“This is disappointing but not altogether surprising,” said Dr. Dale Garner, chief of Wildlife for the Iowa Department of Natural Resources. “This region was a focal point for increased surveillance and thanks to hunters in the area we exceeded our goal of 400 samples. Our next step is to host another public meeting up there, listen to their concerns and discuss options available going forward.”
The surveillance zone covered a 140 square mile area in eastern Allamakee and northeast Clayton County, including the area near Harper’s Ferry. The two recent CWD positive deer were harvested within two miles of where the previous positive deer were taken.
Last year, local residents partnered with the Iowa Department of Natural Resources to collect 85 additional samples after the regular deer seasons. None of those deer collected tested positive for the disease.
The Iowa Department of Natural Resources is currently working to obtain as much information as possible about the infected deer to implement its CWD response plan.
CWD is a neurological disease affecting primarily deer and elk. It is caused by an abnormal protein, called a prion that attacks the brains of infected animals, causing them to lose weight, display abnormal behavior and lose bodily functions. Signs include excessive salivation, thirst and urination, loss of appetite, progressive weight loss, listlessness and drooping ears and head. The only reliable test for CWD requires testing of lymph nodes or brain material after the animal is dead.

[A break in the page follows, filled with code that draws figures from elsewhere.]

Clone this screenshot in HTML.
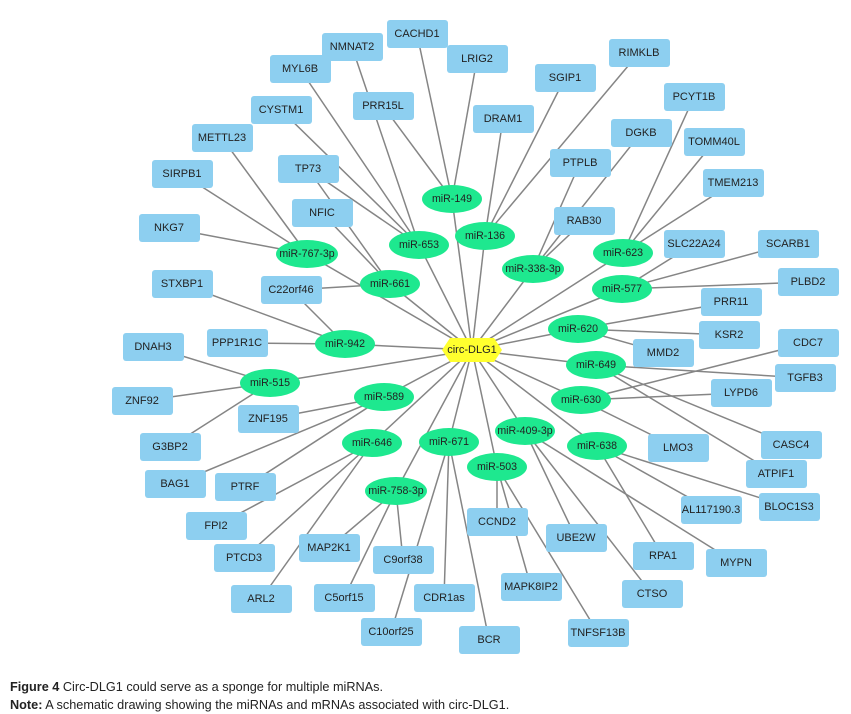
<!DOCTYPE html>
<html><head><meta charset="utf-8"><style>
body{margin:0;background:#fff;}
svg{display:block}
.b{fill:#8dcff0}
.e{fill:#1ee88f}
text{font-family:"Liberation Sans",Arial,sans-serif;font-size:11px;fill:#222;text-anchor:middle;dominant-baseline:central}
.m{font-size:10.6px}
line{stroke:#858585;stroke-width:1.5}
.cap{font-family:"Liberation Sans",Arial,sans-serif;font-size:12.7px;fill:#222;text-anchor:start;dominant-baseline:auto}
</style></head><body>
<svg width="851" height="714" viewBox="0 0 851 714" xmlns="http://www.w3.org/2000/svg">
<g id="edges">
<line x1="472" y1="350" x2="452" y2="199"/><line x1="472" y1="350" x2="419" y2="245"/><line x1="472" y1="350" x2="485" y2="236"/>
<line x1="472" y1="350" x2="307" y2="254"/><line x1="472" y1="350" x2="390" y2="284"/><line x1="472" y1="350" x2="533" y2="269"/>
<line x1="472" y1="350" x2="623" y2="253"/><line x1="472" y1="350" x2="622" y2="289"/><line x1="472" y1="350" x2="345" y2="344"/>
<line x1="472" y1="350" x2="578" y2="329"/><line x1="472" y1="350" x2="596" y2="365"/><line x1="472" y1="350" x2="270" y2="383"/>
<line x1="472" y1="350" x2="384" y2="397"/><line x1="472" y1="350" x2="581" y2="400"/><line x1="472" y1="350" x2="372" y2="443"/>
<line x1="472" y1="350" x2="449" y2="442"/><line x1="472" y1="350" x2="525" y2="431"/><line x1="472" y1="350" x2="597" y2="446"/>
<line x1="472" y1="350" x2="497" y2="467"/><line x1="472" y1="350" x2="396" y2="491"/>
<line x1="452" y1="199" x2="417" y2="34"/><line x1="452" y1="199" x2="477" y2="59"/><line x1="452" y1="199" x2="383" y2="106"/>
<line x1="419" y1="245" x2="300" y2="69"/><line x1="419" y1="245" x2="352" y2="47"/><line x1="419" y1="245" x2="281" y2="110"/><line x1="419" y1="245" x2="308" y2="169"/>
<line x1="307" y1="254" x2="222" y2="138"/><line x1="307" y1="254" x2="182" y2="174"/><line x1="307" y1="254" x2="169" y2="228"/>
<line x1="390" y1="284" x2="322" y2="213"/><line x1="390" y1="284" x2="308" y2="169"/><line x1="390" y1="284" x2="291" y2="290"/>
<line x1="345" y1="344" x2="182" y2="284"/><line x1="345" y1="344" x2="291" y2="290"/><line x1="345" y1="344" x2="237" y2="343"/>
<line x1="270" y1="383" x2="153" y2="347"/><line x1="270" y1="383" x2="142" y2="401"/><line x1="270" y1="383" x2="170" y2="447"/>
<line x1="384" y1="397" x2="268" y2="419"/><line x1="384" y1="397" x2="175" y2="484"/><line x1="384" y1="397" x2="245" y2="487"/>
<line x1="372" y1="443" x2="216" y2="526"/><line x1="372" y1="443" x2="244" y2="558"/><line x1="372" y1="443" x2="261" y2="599"/>
<line x1="396" y1="491" x2="329" y2="548"/><line x1="396" y1="491" x2="344" y2="598"/><line x1="396" y1="491" x2="403" y2="560"/>
<line x1="449" y1="442" x2="391" y2="632"/><line x1="449" y1="442" x2="444" y2="598"/><line x1="449" y1="442" x2="489" y2="640"/>
<line x1="497" y1="467" x2="497" y2="522"/><line x1="497" y1="467" x2="531" y2="587"/><line x1="497" y1="467" x2="598" y2="633"/>
<line x1="525" y1="431" x2="576" y2="538"/><line x1="525" y1="431" x2="652" y2="594"/><line x1="525" y1="431" x2="736" y2="563"/>
<line x1="597" y1="446" x2="663" y2="556"/><line x1="597" y1="446" x2="711" y2="510"/><line x1="597" y1="446" x2="789" y2="507"/>
<line x1="581" y1="400" x2="808" y2="343"/><line x1="581" y1="400" x2="741" y2="393"/><line x1="581" y1="400" x2="678" y2="448"/>
<line x1="596" y1="365" x2="805" y2="378"/><line x1="596" y1="365" x2="791" y2="445"/><line x1="596" y1="365" x2="776" y2="474"/>
<line x1="578" y1="329" x2="731" y2="302"/><line x1="578" y1="329" x2="729" y2="335"/><line x1="578" y1="329" x2="663" y2="353"/>
<line x1="622" y1="289" x2="694" y2="244"/><line x1="622" y1="289" x2="788" y2="244"/><line x1="622" y1="289" x2="808" y2="282"/>
<line x1="623" y1="253" x2="694" y2="97"/><line x1="623" y1="253" x2="714" y2="142"/><line x1="623" y1="253" x2="733" y2="183"/>
<line x1="533" y1="269" x2="580" y2="163"/><line x1="533" y1="269" x2="641" y2="133"/><line x1="533" y1="269" x2="584" y2="221"/>
<line x1="485" y1="236" x2="503" y2="119"/><line x1="485" y1="236" x2="565" y2="78"/><line x1="485" y1="236" x2="639" y2="53"/>
</g>
<g id="boxes">
<rect class="b" x="387" y="20" width="61" height="28" rx="3"/><text x="417" y="34">CACHD1</text>
<rect class="b" x="447" y="45" width="61" height="28" rx="3"/><text x="477" y="59">LRIG2</text>
<rect class="b" x="322" y="33" width="61" height="28" rx="3"/><text x="352" y="47">NMNAT2</text>
<rect class="b" x="270" y="55" width="61" height="28" rx="3"/><text x="300" y="69">MYL6B</text>
<rect class="b" x="609" y="39" width="61" height="28" rx="3"/><text x="639" y="53">RIMKLB</text>
<rect class="b" x="535" y="64" width="61" height="28" rx="3"/><text x="565" y="78">SGIP1</text>
<rect class="b" x="353" y="92" width="61" height="28" rx="3"/><text x="383" y="106">PRR15L</text>
<rect class="b" x="251" y="96" width="61" height="28" rx="3"/><text x="281" y="110">CYSTM1</text>
<rect class="b" x="473" y="105" width="61" height="28" rx="3"/><text x="503" y="119">DRAM1</text>
<rect class="b" x="664" y="83" width="61" height="28" rx="3"/><text x="694" y="97">PCYT1B</text>
<rect class="b" x="192" y="124" width="61" height="28" rx="3"/><text x="222" y="138">METTL23</text>
<rect class="b" x="611" y="119" width="61" height="28" rx="3"/><text x="641" y="133">DGKB</text>
<rect class="b" x="684" y="128" width="61" height="28" rx="3"/><text x="714" y="142">TOMM40L</text>
<rect class="b" x="550" y="149" width="61" height="28" rx="3"/><text x="580" y="163">PTPLB</text>
<rect class="b" x="278" y="155" width="61" height="28" rx="3"/><text x="308" y="169">TP73</text>
<rect class="b" x="152" y="160" width="61" height="28" rx="3"/><text x="182" y="174">SIRPB1</text>
<rect class="b" x="703" y="169" width="61" height="28" rx="3"/><text x="733" y="183">TMEM213</text>
<rect class="b" x="292" y="199" width="61" height="28" rx="3"/><text x="322" y="213">NFIC</text>
<rect class="b" x="554" y="207" width="61" height="28" rx="3"/><text x="584" y="221">RAB30</text>
<rect class="b" x="139" y="214" width="61" height="28" rx="3"/><text x="169" y="228">NKG7</text>
<rect class="b" x="664" y="230" width="61" height="28" rx="3"/><text x="694" y="244">SLC22A24</text>
<rect class="b" x="758" y="230" width="61" height="28" rx="3"/><text x="788" y="244">SCARB1</text>
<rect class="b" x="152" y="270" width="61" height="28" rx="3"/><text x="182" y="284">STXBP1</text>
<rect class="b" x="261" y="276" width="61" height="28" rx="3"/><text x="291" y="290">C22orf46</text>
<rect class="b" x="778" y="268" width="61" height="28" rx="3"/><text x="808" y="282">PLBD2</text>
<rect class="b" x="701" y="288" width="61" height="28" rx="3"/><text x="731" y="302">PRR11</text>
<rect class="b" x="123" y="333" width="61" height="28" rx="3"/><text x="153" y="347">DNAH3</text>
<rect class="b" x="207" y="329" width="61" height="28" rx="3"/><text x="237" y="343">PPP1R1C</text>
<rect class="b" x="699" y="321" width="61" height="28" rx="3"/><text x="729" y="335">KSR2</text>
<rect class="b" x="778" y="329" width="61" height="28" rx="3"/><text x="808" y="343">CDC7</text>
<rect class="b" x="633" y="339" width="61" height="28" rx="3"/><text x="663" y="353">MMD2</text>
<rect class="b" x="775" y="364" width="61" height="28" rx="3"/><text x="805" y="378">TGFB3</text>
<rect class="b" x="112" y="387" width="61" height="28" rx="3"/><text x="142" y="401">ZNF92</text>
<rect class="b" x="238" y="405" width="61" height="28" rx="3"/><text x="268" y="419">ZNF195</text>
<rect class="b" x="711" y="379" width="61" height="28" rx="3"/><text x="741" y="393">LYPD6</text>
<rect class="b" x="648" y="434" width="61" height="28" rx="3"/><text x="678" y="448">LMO3</text>
<rect class="b" x="761" y="431" width="61" height="28" rx="3"/><text x="791" y="445">CASC4</text>
<rect class="b" x="140" y="433" width="61" height="28" rx="3"/><text x="170" y="447">G3BP2</text>
<rect class="b" x="746" y="460" width="61" height="28" rx="3"/><text x="776" y="474">ATPIF1</text>
<rect class="b" x="145" y="470" width="61" height="28" rx="3"/><text x="175" y="484">BAG1</text>
<rect class="b" x="215" y="473" width="61" height="28" rx="3"/><text x="245" y="487">PTRF</text>
<rect class="b" x="681" y="496" width="61" height="28" rx="3"/><text x="711" y="510">AL117190.3</text>
<rect class="b" x="759" y="493" width="61" height="28" rx="3"/><text x="789" y="507">BLOC1S3</text>
<rect class="b" x="186" y="512" width="61" height="28" rx="3"/><text x="216" y="526">FPI2</text>
<rect class="b" x="467" y="508" width="61" height="28" rx="3"/><text x="497" y="522">CCND2</text>
<rect class="b" x="546" y="524" width="61" height="28" rx="3"/><text x="576" y="538">UBE2W</text>
<rect class="b" x="299" y="534" width="61" height="28" rx="3"/><text x="329" y="548">MAP2K1</text>
<rect class="b" x="214" y="544" width="61" height="28" rx="3"/><text x="244" y="558">PTCD3</text>
<rect class="b" x="373" y="546" width="61" height="28" rx="3"/><text x="403" y="560">C9orf38</text>
<rect class="b" x="633" y="542" width="61" height="28" rx="3"/><text x="663" y="556">RPA1</text>
<rect class="b" x="706" y="549" width="61" height="28" rx="3"/><text x="736" y="563">MYPN</text>
<rect class="b" x="231" y="585" width="61" height="28" rx="3"/><text x="261" y="599">ARL2</text>
<rect class="b" x="314" y="584" width="61" height="28" rx="3"/><text x="344" y="598">C5orf15</text>
<rect class="b" x="414" y="584" width="61" height="28" rx="3"/><text x="444" y="598">CDR1as</text>
<rect class="b" x="501" y="573" width="61" height="28" rx="3"/><text x="531" y="587">MAPK8IP2</text>
<rect class="b" x="622" y="580" width="61" height="28" rx="3"/><text x="652" y="594">CTSO</text>
<rect class="b" x="361" y="618" width="61" height="28" rx="3"/><text x="391" y="632">C10orf25</text>
<rect class="b" x="459" y="626" width="61" height="28" rx="3"/><text x="489" y="640">BCR</text>
<rect class="b" x="568" y="619" width="61" height="28" rx="3"/><text x="598" y="633">TNFSF13B</text>
</g>
<g id="mirnas">
<ellipse class="e" cx="452" cy="199" rx="30" ry="14"/><text class="m" x="452" y="199">miR-149</text>
<ellipse class="e" cx="419" cy="245" rx="30" ry="14"/><text class="m" x="419" y="245">miR-653</text>
<ellipse class="e" cx="485" cy="236" rx="30" ry="14"/><text class="m" x="485" y="236">miR-136</text>
<ellipse class="e" cx="307" cy="254" rx="31" ry="14"/><text class="m" x="307" y="254">miR-767-3p</text>
<ellipse class="e" cx="390" cy="284" rx="30" ry="14"/><text class="m" x="390" y="284">miR-661</text>
<ellipse class="e" cx="533" cy="269" rx="31" ry="14"/><text class="m" x="533" y="269">miR-338-3p</text>
<ellipse class="e" cx="623" cy="253" rx="30" ry="14"/><text class="m" x="623" y="253">miR-623</text>
<ellipse class="e" cx="622" cy="289" rx="30" ry="14"/><text class="m" x="622" y="289">miR-577</text>
<ellipse class="e" cx="345" cy="344" rx="30" ry="14"/><text class="m" x="345" y="344">miR-942</text>
<ellipse class="e" cx="578" cy="329" rx="30" ry="14"/><text class="m" x="578" y="329">miR-620</text>
<ellipse class="e" cx="596" cy="365" rx="30" ry="14"/><text class="m" x="596" y="365">miR-649</text>
<ellipse class="e" cx="270" cy="383" rx="30" ry="14"/><text class="m" x="270" y="383">miR-515</text>
<ellipse class="e" cx="384" cy="397" rx="30" ry="14"/><text class="m" x="384" y="397">miR-589</text>
<ellipse class="e" cx="581" cy="400" rx="30" ry="14"/><text class="m" x="581" y="400">miR-630</text>
<ellipse class="e" cx="372" cy="443" rx="30" ry="14"/><text class="m" x="372" y="443">miR-646</text>
<ellipse class="e" cx="449" cy="442" rx="30" ry="14"/><text class="m" x="449" y="442">miR-671</text>
<ellipse class="e" cx="525" cy="431" rx="30" ry="14"/><text class="m" x="525" y="431">miR-409-3p</text>
<ellipse class="e" cx="597" cy="446" rx="30" ry="14"/><text class="m" x="597" y="446">miR-638</text>
<ellipse class="e" cx="497" cy="467" rx="30" ry="14"/><text class="m" x="497" y="467">miR-503</text>
<ellipse class="e" cx="396" cy="491" rx="31" ry="14"/><text class="m" x="396" y="491">miR-758-3p</text>
</g>
<polygon points="442,350 450,338 494,338 502,350 494,362 450,362" fill="#ffff2e"/>
<text x="472" y="350">circ-DLG1</text>
<text class="cap" x="10" y="691"><tspan font-weight="bold">Figure 4</tspan> Circ-DLG1 could serve as a sponge for multiple miRNAs.</text>
<text class="cap" x="10" y="709"><tspan font-weight="bold">Note:</tspan> A schematic drawing showing the miRNAs and mRNAs associated with circ-DLG1.</text>
</svg>
</body></html>
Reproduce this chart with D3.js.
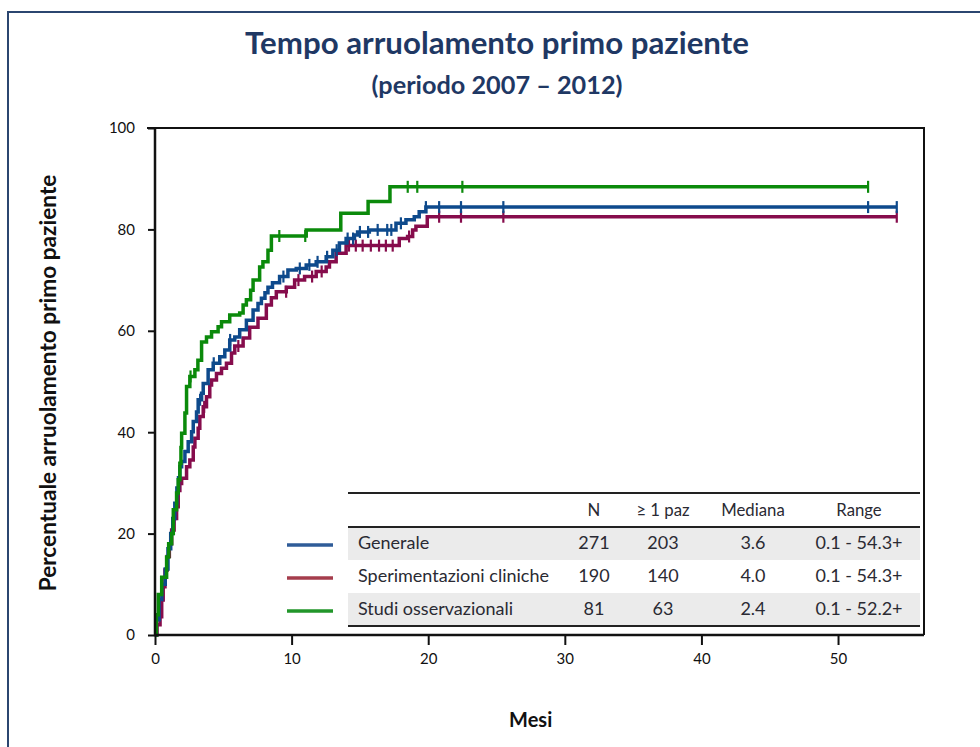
<!DOCTYPE html>
<html>
<head>
<meta charset="utf-8">
<script src="https://cdn.jsdelivr.net/npm/d3@7"></script>
<style>
  body { margin: 0; background: #fff; }
  svg { display: block; }
</style>
</head>
<body>
<svg id="chart"></svg>
<script>
// Dati (mesi, percentuale cumulata)
const generaleSteps = [
  [0,0],[0.1,3],[0.3,7],[0.5,10],[0.75,13],[0.95,17],[1.15,20],[1.3,23],[1.45,26],[1.6,29],
  [1.72,31],[1.82,33.2],[1.95,34.2],[2.19,36.2],[2.43,38.1],[2.68,40.1],[2.8,42.1],[3.04,44],
  [3.16,46.4],[3.41,47.7],[3.53,49.6],[3.89,52.3],[4.26,53.6],[4.74,54.9],[5.11,56.2],[5.47,58.2],
  [5.84,58.8],[6.2,60.2],[6.69,62.1],[7.18,64.1],[7.54,65.4],[7.79,66.4],[8.05,67.5],[8.27,68.6],
  [8.6,69.5],[9.12,70.7],[9.73,72],[10.34,72.3],[11.07,73],[11.8,73.6],[12.53,74.6],[13.02,75.9],
  [13.5,77.3],[13.99,78.2],[14.6,78.9],[14.83,79.5],[15.69,79.9],[17.64,81.2],[18.37,81.9],
  [18.98,82.5],[19.34,83.5],[19.83,84.4]
];
const sperimentazioniSteps = [
  [0,0],[0.15,2],[0.37,3.6],[0.49,6.9],[0.6,9.5],[0.73,12.8],[0.9,15.5],[1.05,18],[1.22,20.7],
  [1.4,23],[1.58,25.3],[1.7,28.5],[1.82,29.9],[1.95,30.9],[2.31,33.2],[2.55,34.5],[2.8,37.1],
  [2.92,38.8],[3.16,40.8],[3.28,43.1],[3.53,45],[3.77,47],[4.01,49.3],[4.14,50.3],[4.5,51.6],
  [4.87,52.6],[5.23,53.6],[5.6,55.6],[5.84,57],[6.45,58.6],[6.93,60.7],[7.54,62.5],[8.15,65.1],
  [8.52,66.5],[8.88,67.7],[9.61,68.6],[10.22,70],[10.95,70.7],[11.8,71.7],[12.53,72.6],
  [12.77,73.6],[13.26,75.3],[13.99,76.8],[17.88,78.2],[18.49,78.6],[18.86,79.9],[19.1,80.6],
  [19.93,82.5]
];
const osservazionaliSteps = [
  [0,0],[0.1,4],[0.24,8],[0.49,11.4],[0.85,15.4],[1.0,18],[1.22,20],[1.34,24.7],[1.58,28],
  [1.7,30.6],[1.82,33.9],[1.9,37],[1.95,39.8],[2.19,43.8],[2.31,49],[2.55,51],[2.92,52.3],
  [3.14,54.2],[3.41,57.8],[3.77,58.8],[4.14,59.8],[4.62,60.8],[4.87,61.8],[5.47,63.1],[6.2,63.5],
  [6.45,65.1],[6.69,66.1],[7.0,68],[7.18,70],[7.66,72.6],[7.9,73.6],[8.27,75.9],[8.52,78.7],
  [11.07,79.9],[13.6,83.2],[15.6,85.5],[17.2,88.4]
];

// Osservazioni censurate (mesi)
const generaleCens = [1.4,3.3,4.3,5.5,9.4,10.6,11.3,11.9,12.6,13.3,14.1,14.5,15.0,15.6,16.3,17.0,17.3,18.0,19.83,20.8,22.4,25.5,52.2,54.3];
const sperimentazioniCens = [3.6,6.1,9.6,10.5,11.5,12.2,14.2,14.7,15.2,15.8,16.4,16.9,17.4,18.6,20.8,22.4,25.5,54.3];
const osservazionaliCens = [2.6,9.1,11.0,18.5,19.2,22.5,52.2];

// Fine del follow-up
const seriesEnd = [54.3, 54.3, 52.2];

// Tabella
const tableHeader = ["N", "≥ 1 paz", "Mediana", "Range"];
const tableLabels = ["Generale", "Sperimentazioni cliniche", "Studi osservazionali"];
const tableN = [271, 190, 81];
const tablePaz = [203, 140, 63];
const tableMediana = ["3.6", "4.0", "2.4"];
const tableRange = ["0.1 - 54.3+", "0.1 - 54.3+", "0.1 - 52.2+"];

const xTicks = [0, 10, 20, 30, 40, 50];
const yTicks = [0, 20, 40, 60, 80, 100];

const width = 980, height = 747;
const margin = { left: 155, top: 128, right: 60, bottom: 112 };
const navy = "#1f3864";
const lineColors = ["#0e4a8c", "#860c4c", "#0b8a0b"];
const swatchColors = ["#2f5c98", "#a53d4c", "#22962a"];
const fontFam = "Lato, 'Open Sans', sans-serif";

const svg = d3.select("#chart")
    .attr("width", width)
    .attr("height", height)
    .style("font-family", fontFam);

function fit(sel, w) {
  const len = sel.node().getComputedTextLength();
  const fs = parseFloat(sel.attr("font-size"));
  sel.attr("font-size", fs * w / len);
}

// cornice esterna
svg.append("rect")
    .attr("x", 8).attr("y", 12)
    .attr("width", 1000).attr("height", 800)
    .attr("fill", "none")
    .attr("stroke", "#2b4670")
    .attr("stroke-width", 2);

// titolo
const title = svg.append("text")
    .attr("x", 497).attr("y", 54)
    .attr("text-anchor", "middle")
    .attr("font-size", 26)
    .attr("font-weight", "bold")
    .attr("fill", navy)
    .text("Tempo arruolamento primo paziente");
fit(title, 504);

const subtitle = svg.append("text")
    .attr("x", 497).attr("y", 94)
    .attr("text-anchor", "middle")
    .attr("font-size", 20)
    .attr("font-weight", "bold")
    .attr("fill", navy)
    .text("(periodo 2007 – 2012)");
fit(subtitle, 251);

const x = d3.scaleLinear().domain([0, 56]).range([margin.left, width - margin.right]);
const y = d3.scaleLinear().domain([0, 100]).range([height - margin.bottom, margin.top]);

// riquadro
svg.append("path")
    .attr("d", `M${x(0) - 8},${y(100)}H${x(56) + 4}V${y(0)}`)
    .attr("fill", "none")
    .attr("stroke", "#111")
    .attr("stroke-width", 2);

// tabella (dietro le curve)
const rowY = [543, 576, 609];
const colX = [594, 663, 753, 859];
const tLeft = 348, tRight = 920;

const tg = svg.append("g").attr("fill", "#2a2a33");
tg.selectAll("rect.bg")
  .data([0, 2])
  .join("rect")
    .attr("class", "bg")
    .attr("x", tLeft).attr("width", tRight - tLeft)
    .attr("y", i => rowY[i] - 16).attr("height", 33)
    .attr("fill", "#ebebeb");

tg.selectAll("line.rule")
  .data([493, 527, 626])
  .join("line")
    .attr("class", "rule")
    .attr("x1", tLeft).attr("x2", tRight)
    .attr("y1", d => d).attr("y2", d => d)
    .attr("stroke", "#222")
    .attr("stroke-width", 2);

const probe = tg.append("text")
    .attr("x", 358).attr("y", rowY[1])
    .attr("dy", "0.35em")
    .attr("font-size", 14)
    .text(tableLabels[1]);
fit(probe, 191);
const tableFs = parseFloat(probe.attr("font-size"));
probe.remove();

tg.selectAll("text.head")
  .data(tableHeader)
  .join("text")
    .attr("class", "head")
    .attr("x", (d, i) => colX[i]).attr("y", 510)
    .attr("dy", "0.35em")
    .attr("text-anchor", "middle")
    .attr("font-size", tableFs * 0.93)
    .text(d => d);

tableLabels.forEach((lab, i) => {
  const cells = [tableN[i], tablePaz[i], tableMediana[i], tableRange[i]];
  tg.append("text")
      .attr("x", 358).attr("y", rowY[i])
      .attr("dy", "0.35em")
      .attr("font-size", tableFs)
      .text(lab);
  cells.forEach((c, j) => {
    tg.append("text")
        .attr("x", colX[j]).attr("y", rowY[i])
        .attr("dy", "0.35em")
        .attr("text-anchor", "middle")
        .attr("font-size", tableFs)
        .text(c);
  });
  svg.append("line")
      .attr("x1", 287).attr("x2", 333)
      .attr("y1", rowY[i] + 2).attr("y2", rowY[i] + 2)
      .attr("stroke", swatchColors[i])
      .attr("stroke-width", 3.5);
});

// curve di Kaplan-Meier
const allSteps = [generaleSteps, sperimentazioniSteps, osservazionaliSteps];
const allCens = [generaleCens, sperimentazioniCens, osservazionaliCens];
const bis = d3.bisector(d => d[0]).right;
const valueAt = (steps, t) => steps[Math.max(0, bis(steps, t) - 1)][1];

const line = d3.line()
    .x(d => x(d[0]))
    .y(d => y(d[1]))
    .curve(d3.curveStepAfter);

[1, 0, 2].forEach(k => {
  const steps = allSteps[k];
  const pts = steps.concat([[seriesEnd[k], steps[steps.length - 1][1]]]);
  const g = svg.append("g");
  g.append("path")
      .datum(pts)
      .attr("d", line)
      .attr("fill", "none")
      .attr("stroke", lineColors[k])
      .attr("stroke-width", 3.5);
  g.selectAll("line")
    .data(allCens[k])
    .join("line")
      .attr("x1", d => x(d)).attr("x2", d => x(d))
      .attr("y1", d => y(valueAt(steps, d)) - 6)
      .attr("y2", d => y(valueAt(steps, d)) + 6)
      .attr("stroke", lineColors[k])
      .attr("stroke-width", 2.2);
});

// assi
const yAxis = svg.append("g")
    .attr("transform", `translate(${x(0)},0)`)
    .call(d3.axisLeft(y).tickValues(yTicks).tickSize(7).tickPadding(13).tickFormat(d3.format("d")));
const xAxis = svg.append("g")
    .attr("transform", `translate(0,${y(0)})`)
    .call(d3.axisBottom(x).tickValues(xTicks).tickSize(10).tickPadding(8).tickFormat(d3.format("d")));

[yAxis, xAxis].forEach(a => {
  a.select(".domain").remove();
  a.selectAll(".tick line").attr("stroke", "#111").attr("stroke-width", 2);
  a.selectAll(".tick text")
      .attr("font-family", fontFam)
      .attr("font-size", 15)
      .attr("fill", "#111");
});
svg.append("path")
    .attr("d", `M${x(0)},${y(100)}V${y(0)}H${x(56) + 4}`)
    .attr("fill", "none")
    .attr("stroke", "#111")
    .attr("stroke-width", 2.5);

// titoli degli assi
svg.append("text")
    .attr("x", x(27.5)).attr("y", 727)
    .attr("text-anchor", "middle")
    .attr("font-size", 20)
    .attr("font-weight", "bold")
    .attr("fill", "#111")
    .text("Mesi");

const ylab = svg.append("text")
    .attr("transform", `translate(56,383) rotate(-90)`)
    .attr("text-anchor", "middle")
    .attr("font-size", 16)
    .attr("font-weight", "bold")
    .attr("fill", "#111")
    .text("Percentuale arruolamento primo paziente");
fit(ylab, 417);
</script>
</body>
</html>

There is currently no evidence that humans contract CWD by eating venison. However, the World Health Organization and the Center for Disease Control and Prevention recommend that hunters do not eat the brain, eyeballs or spinal cord of deer and that hunters wear protective gloves while field dressing game and boning out meat for consumption.
Prior to the positive detection in Iowa, CWD had been previously detected in every bordering state.
Since 2002, nearly 60,000 wild deer from across the state have been tested.